Horseracing is a vital industry for rural communities, and new gambling regulation must reflect that
Caroline Nokes is Member of Parliament for Romsey and Southampton North and Chair of the Women and Equalities Committee
From stablehands to the responsible punter having a weekend bet, horseracing and the local economy it supports, is an important part of rural life.
With Cheltenham upon us, and the Aintree Grand National not far behind, there will be talk in the yards, paddocks, pubs, and coffee shops in my constituency, as in hundreds of similar local communities around the country, about who they’ll be backing in the big races.
Horse racing is often referred to as “the sport of Kings”. But with over five million people visiting British racecourses every year, it is in truth the nation’s second largest spectator sport – and with audiences being 40 per cent women it is a sport for everyone.

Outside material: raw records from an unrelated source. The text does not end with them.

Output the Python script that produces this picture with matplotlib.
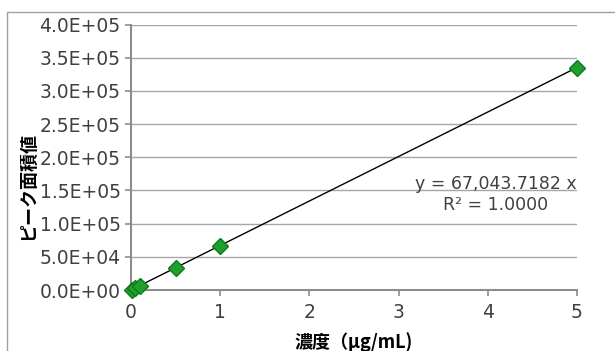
''' calibration curve: peak area vs concentration'''

import matplotlib
matplotlib.use('Agg')
import matplotlib.pyplot as plt
from matplotlib.patches import Rectangle

#%% data

conc = [0.01, 0.05, 0.1, 0.5, 1.0, 5.0]          # ug/mL
area = [670, 3350, 6700, 33500, 67000, 335000]   # peak area
slope = 67043.7182
r2 = 1.0000

yticks = [i * 5e4 for i in range(9)]
xticks = [0, 1, 2, 3, 4, 5]

#%% figure

plt.rcParams['font.family'] = ['DejaVu Sans', 'Noto Sans CJK JP']
jp = ['Noto Sans CJK JP', 'DejaVu Sans']
grey = '#8c8c8c'
txt = '#404040'

fig = plt.figure(figsize=(6.15, 3.51), dpi=100)
ax = fig.add_axes([131/615, 1 - 290/351, 446/615, 265.5/351])

# outer chart frame (cut off at right and bottom)
fig.patches.append(Rectangle((7/615, -0.2), 1.2, 1.2 - 12/351,
                             transform=fig.transFigure, fill=False,
                             edgecolor='#a0a0a0', lw=1.0))

ax.set_xlim(0, 5)
ax.set_ylim(0, 4e5)
ax.set_xticks(xticks)
ax.set_yticks(yticks)
ax.set_yticklabels([f'{v:.1E}' for v in yticks])

ax.yaxis.grid(True, color='#a6a6a6', lw=1.0)
ax.set_axisbelow(True)
for s in ['top', 'right']:
    ax.spines[s].set_visible(False)
for s in ['left', 'bottom']:
    ax.spines[s].set_color(grey)
    ax.spines[s].set_linewidth(1.5)
ax.tick_params(colors=grey, labelcolor=txt, labelsize=13.5, length=4,
               width=1.2, direction='out')
ax.tick_params(axis='x', pad=5)

# trendline
xs = [0, max(conc)]
ax.plot(xs, [slope * v for v in xs], color='black', lw=1.0, zorder=3)

ax.plot(conc, area, ls='none', marker='D', markersize=8.5,
        markerfacecolor='#1fa02e', markeredgecolor='#0c7a18',
        markeredgewidth=1.0, zorder=4, clip_on=False)

ax.text(4.09, 1.525e5, f'y = {slope:,.4f} x', ha='center', va='baseline',
        fontsize=12.5, color=txt)
ax.text(4.09, 1.2e5, f'R² = {r2:.4f}', ha='center', va='baseline',
        fontsize=12.5, color=txt)

fig.text(28/615, 1 - 186/351, 'ピーク面積値', rotation=90, ha='center',
         va='center', fontsize=13, fontweight='bold', family=jp)
fig.text(354/615, 1 - 342/351, '濃度（μg/mL)', ha='center', va='center',
         fontsize=13, fontweight='bold', family=jp)

fig.savefig('out.png', dpi=100)
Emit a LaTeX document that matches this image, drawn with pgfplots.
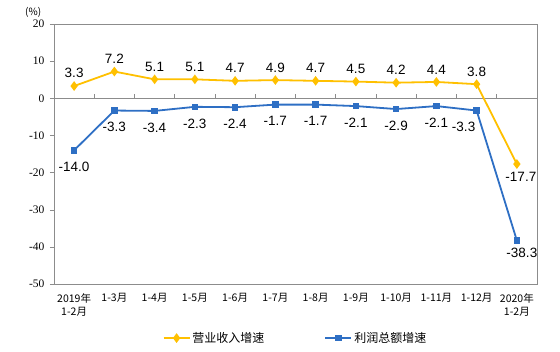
\documentclass[border=0pt]{standalone}
\usepackage{pgfplots}
\pgfplotsset{compat=1.18}
\usepackage{fontspec}
\setmainfont{Liberation Sans}
\newfontfamily\cjk{Noto Sans CJK SC}
\newfontfamily\serifnum{Liberation Serif}
\definecolor{gold}{HTML}{FFC000}
\definecolor{blu}{HTML}{2E6FC4}
\definecolor{frame}{HTML}{8C8C8C}
\begin{document}
\begin{tikzpicture}[x=1pt,y=1pt]
\path[use as bounding box] (-54,-68) rectangle (506,284);
\begin{axis}[
  at={(0,0)}, anchor=south west,
  scale only axis, width=483pt, height=260pt,
  xmin=-0.5, xmax=11.5, ymin=-50, ymax=20,
  ytick={-50,-40,-30,-20,-10,0,10,20},
  xtick={0,...,11},
  xticklabels={{2019年\\1-2月},1-3月,1-4月,1-5月,1-6月,1-7月,1-8月,1-9月,1-10月,1-11月,1-12月,{2020年\\1-2月}},
  x tick label style={font=\cjk\fontsize{10.5}{13.5}\selectfont, align=center, anchor=north, yshift=-2pt},
  xtick style={draw=none},
  y tick label style={font=\serifnum\fontsize{11.5}{12}\selectfont, xshift=-2pt},
  /pgf/number format/assume math mode=true,
  ytick style={frame}, tick align=outside, ytick pos=left,
  major tick length=4pt,
  axis line style={frame, line width=0.8pt},
  clip=false,
  legend style={draw=none, fill=none, legend columns=2, at={(0.5,-0.208)}, anchor=center,
    font=\cjk\fontsize{12}{14}\selectfont, /tikz/every even column/.append style={column sep=58pt}},
  legend image code/.code={\draw[#1, mark repeat=2, mark phase=2] plot coordinates {(0pt,0pt) (13pt,0pt) (26pt,0pt)};},
  nodes near coords={\pgfmathprintnumber[fixed,fixed zerofill,precision=1]{\pgfplotspointmeta}},
  every node near coord/.append style={font=\fontsize{13.5}{15}\selectfont, text=black, inner sep=1pt},
]
\draw[frame, line width=0.8pt] (axis cs:-0.5,0) -- (axis cs:11.5,0);
\pgfplotsinvokeforeach{0.5,1.5,2.5,3.5,4.5,5.5,6.5,7.5,8.5,9.5,10.5}{
  \draw[frame, line width=0.6pt] (axis cs:#1,0) -- (axis cs:#1,1.2);
}
\addplot[gold, line width=1.8pt, mark=diamond*, mark size=3.4pt, mark options={fill=gold, draw=gold},
  nodes near coords align={above}, every node near coord/.append style={yshift=6pt},
  coordinate style/.condition={x==11}{anchor=north, xshift=4pt, yshift=-12pt}]
  coordinates {(0,3.3)(1,7.2)(2,5.1)(3,5.1)(4,4.7)(5,4.9)(6,4.7)(7,4.5)(8,4.2)(9,4.4)(10,3.8)(11,-17.7)};
\addlegendentry{营业收入增速}
\addplot[blu, line width=1.8pt, mark=square*, mark size=2.4pt, mark options={fill=blu, draw=blu},
  nodes near coords align={below}, every node near coord/.append style={yshift=-10pt},
  coordinate style/.condition={x==10}{xshift=-13pt},
  coordinate style/.condition={x==11}{anchor=north, xshift=5pt, yshift=4pt}]
  coordinates {(0,-14.0)(1,-3.3)(2,-3.4)(3,-2.3)(4,-2.4)(5,-1.7)(6,-1.7)(7,-2.1)(8,-2.9)(9,-2.1)(10,-3.3)(11,-38.3)};
\addlegendentry{利润总额增速}
\node[font=\cjk\fontsize{10}{10}\selectfont, anchor=center] at (rel axis cs:-0.043,1.046) {(\%)};
\end{axis}
\end{tikzpicture}
\end{document}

The top-hat-and-tails image of Royal Ascot may be the stereotype, but I think more of rain and mud, and heroic horses thundering past on heavier ground over the jumps. The style at Cheltenham is much more Peaky Blinders than garden party, and for the vast majority of attendees it is a day out in the fresh air.
In rural constituencies like mine you cannot help but notice the impact of equestrian sport on the local environment and economy.
People may not think often of racing in Hampshire (you have to go up the road to Salisbury or Newbury to find the closest courses) but we have some rich history: Norman Court Stud in West Tytherley breeding winners since 1921; the atmospheric photographs and remnants of Stockbridge Racecourse.
I agree with the Prime Minister when he recently sent his message of support to the Thoroughbred Industry Employee Awards hailing British racing as “an industry which does so much for communities across our country.”
Horseracing generates £4.1 billion annually and supports over 85,000 jobs. Those jobs are varied and in rural areas can provide a real life blood to the economy. It is not just the lads and lasses riding out (and mucking out) but the farriers, vets, feed suppliers, transport companies, and more.
Not forgetting racecourses themselves, whose contribution is made not just on race days. Think conferences, Christmas parties, concerts, weddings – all requiring catering and support staff, providing work for transport companies, and filling local accommodation.
Salisbury Racecourse, the closest course to home, hosts numerous community events, including the monthly “talk and walk” for those of us going through the menopause – an informal coffee morning and chance to get out and walk round the course in the fresh air, providing real support and a tangible physical benefit.
Events like that are not uncommon, but are largely unseen, with an assumption that racing is very male and very elitist, which it simply isn’t.
This economic and social ecosystem is of great value to local communities like mine and needs to be kept alive and well.
Any threat to horseracing poses a threat to all of this – and we are being told that there is such a threat to horseracing from proposals to be included in the imminent Gambling Review White Paper.
This is because of the symbiotic relationship between the health of horseracing and the support and funding from the betting industry which in itself supports 110,000 jobs and generates £7.1 billion for the economy.
This is an interconnected world. Where racing suffers, so would rural communities whose local economies are tethered to this national pastime.
So we politicians need to listen carefully to the concerns being raised by racing, whether on the pages of the Racing Post or the campaign by Racing TV, about which a number of my constituents have contacted me.
Their concern is the threat of so-called affordability checks which request personal financial details such as bank statements or payslips in order to place a bet.
I am very clear that Parliament and good regulation must protect the vulnerable and absolutely support that. But I equally want to see the vast majority who bet safely and happily to continue to be able to do so without such intrusion.
So it is important that the White Paper strikes the right balance. With a new Secretary of State in Lucy Frazer, who also happens to represent a rural constituency with deep racing connections (including part of Newmarket and the National Stud), I am confident it will.